Player #1 may now either play or pass. If he plays he pays the dealer a $1 fee. He then turns over one of the five remaining cards. If the card is red he wins $2. If it's black he gets nothing. Either way, the game ends.

If Player #1 passes then Player #2 must pay the dealer a 50¢ fee and turn over one of the cards. If the card is red he wins $2. If it's black he gets nothing. Either way, the game ends.

Assuming optimal play, which player will make more money at this game in the long run?

If a Black card is picked, #1 plays and #2 (perforce) passes.

As Red and Black cards are picked with equal probability, on average, #1 and #2 play the same number of games. Therefore we only need to look at which, on average, game gives the best return. For simplicity it's easier to sum up the five possible outcomes and see the total profit.

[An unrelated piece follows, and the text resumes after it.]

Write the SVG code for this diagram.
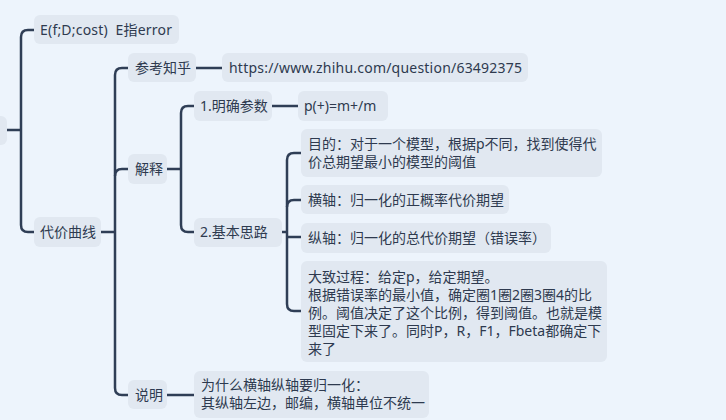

When #1 plays there are 3 Red and 2 Black, thus the profit is (3*$1 - 2*$1) = $1.

When #2 plays there are 2 Red and 3 Black, however the cost to play is 50c so the profit when winning is $1.50. Thus the profit is (2*$1.50 - 3*50c) = $1.50.

Hence #2 is the better off.

Player#1 can play with an EV = $1 if he only play on when he picks up a black card, or an EV of zero if he plays no matter which color he picks up.

Player#2 can play only when Player#1 passes, but then he can make $1.50 when Players#1 picked up a red card and more if Player picks up a black card but passes anyway.

However, Player #2 will never make any money unless palyer#1 passes.

So Player#1 charges Player#2 a fee in order to pass no matter what color card he sees. The fee might reasonably be set at 60% of what player#2 expects to make. Such an arrangement would be a win-win for both players.

So player#1 profits the most.

This assumes that the $2 that a player can win is the entire amount, as opposed to $2 plus the amount bet.

If P1 sees a red card, and:

(a) plays, P1 has a 2/5 chance of winning $2, for an ER of 4/5, and a EV of 4/5 - 1 = -1/5

(b) passes, P2 has a 2/5 chance of winning $2, for an ER of 4/5, and a EV of 4/5 - 1/2 = 3/10

If P1 sees a black card, and:

(a) plays, P1 has a 3/5 chance of winning $2, for an ER of 6/5, and a EV of 6/5 - 1 = 1/5

(b) passes, P2 has a 3/5 chance of winning $2, for an ER of 6/5, and a EV of 6/5 - 1/2 = 7/10

The first card can equally likely be red or black. If it is red, P1's best play is to pass; if it is black, P1's best play is to play.

The EV for each hand is 1/2 x 0 + 1/2 x 1/5 = 1/10 for P1, and 1/2 x 3/10 + 1/2 x 0 = 3/20 for P2.

Player 2 will make more in the long run.